--- REQUIRED TASK ---
Your job is to retype all of the data word for word, leaving every image out.

--- SOURCE MATERIAL ---
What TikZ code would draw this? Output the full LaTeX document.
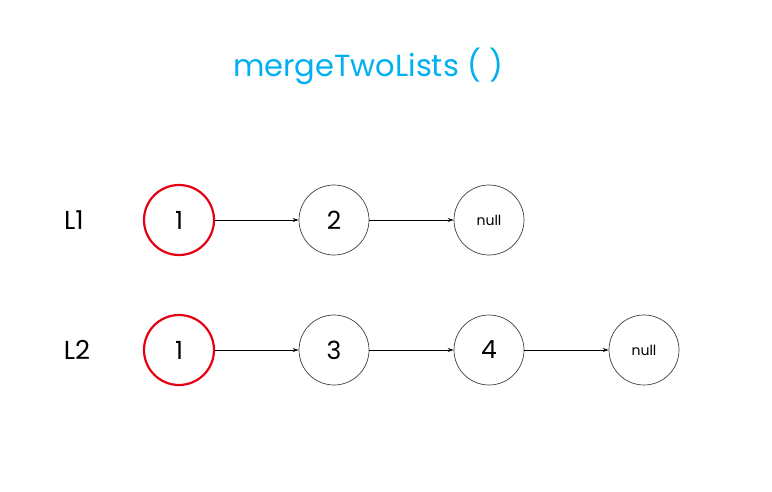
\documentclass[tikz,border=0pt]{standalone}
\usepackage{fontspec}
\setmainfont{Poppins}
\usetikzlibrary{arrows.meta}
\definecolor{titleblue}{RGB}{0,176,240}
\definecolor{headred}{RGB}{230,0,18}
\tikzset{
  x=1pt,y=-1pt,
  headnode/.style={circle,draw=headred,line width=2.2pt,minimum size=70pt,inner sep=0pt,font=\fontsize{25}{28}\selectfont},
  listnode/.style={circle,draw=black!75,line width=0.7pt,minimum size=70pt,inner sep=0pt,font=\fontsize{25}{28}\selectfont},
  nullnode/.style={circle,draw=black!75,line width=0.7pt,minimum size=70pt,inner sep=0pt,font=\fontsize{14}{16}\selectfont},
  link/.style={-{Stealth[length=6pt,width=4pt]},line width=0.8pt},
  lbl/.style={font=\fontsize{26}{30}\selectfont}
}
\begin{document}
\begin{tikzpicture}
\useasboundingbox[fill=white] (0,0) rectangle (772,491);
\node[font=\fontsize{30.5}{34}\selectfont,text=titleblue] (title) at (368,66) {mergeTwoLists ( )};
\node[lbl] (l1) at (74,220) {L1};
\node[lbl] (l2) at (77,350) {L2};
\node[headnode] (a1) at (179,220) {1};
\node[listnode] (a2) at (334,220) {2};
\node[nullnode] (a3) at (489,220) {null};
\node[headnode] (b1) at (179,350) {1};
\node[listnode] (b2) at (334,350) {3};
\node[listnode] (b3) at (489,350) {4};
\node[nullnode] (b4) at (644,350) {null};
\draw[link] (a1) -- (a2);
\draw[link] (a2) -- (a3);
\draw[link] (b1) -- (b2);
\draw[link] (b2) -- (b3);
\draw[link] (b3) -- (b4);
\end{tikzpicture}
\end{document}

--- WRITTEN REPLY ---
What TikZ code would draw this? Output the full LaTeX document.
\documentclass[tikz,border=0pt]{standalone}
\usepackage{fontspec}
\setmainfont{Poppins}
\usetikzlibrary{arrows.meta}
\definecolor{titleblue}{RGB}{0,176,240}
\definecolor{headred}{RGB}{230,0,18}
\tikzset{
  x=1pt,y=-1pt,
  headnode/.style={circle,draw=headred,line width=2.2pt,minimum size=70pt,inner sep=0pt,font=\fontsize{25}{28}\selectfont},
  listnode/.style={circle,draw=black!75,line width=0.7pt,minimum size=70pt,inner sep=0pt,font=\fontsize{25}{28}\selectfont},
  nullnode/.style={circle,draw=black!75,line width=0.7pt,minimum size=70pt,inner sep=0pt,font=\fontsize{14}{16}\selectfont},
  link/.style={-{Stealth[length=6pt,width=4pt]},line width=0.8pt},
  lbl/.style={font=\fontsize{26}{30}\selectfont}
}
\begin{document}
\begin{tikzpicture}
\useasboundingbox[fill=white] (0,0) rectangle (772,491);
\node[font=\fontsize{30.5}{34}\selectfont,text=titleblue] (title) at (368,66) {mergeTwoLists ( )};
\node[lbl] (l1) at (74,220) {L1};
\node[lbl] (l2) at (77,350) {L2};
\node[headnode] (a1) at (179,220) {1};
\node[listnode] (a2) at (334,220) {2};
\node[nullnode] (a3) at (489,220) {null};
\node[headnode] (b1) at (179,350) {1};
\node[listnode] (b2) at (334,350) {3};
\node[listnode] (b3) at (489,350) {4};
\node[nullnode] (b4) at (644,350) {null};
\draw[link] (a1) -- (a2);
\draw[link] (a2) -- (a3);
\draw[link] (b1) -- (b2);
\draw[link] (b2) -- (b3);
\draw[link] (b3) -- (b4);
\end{tikzpicture}
\end{document}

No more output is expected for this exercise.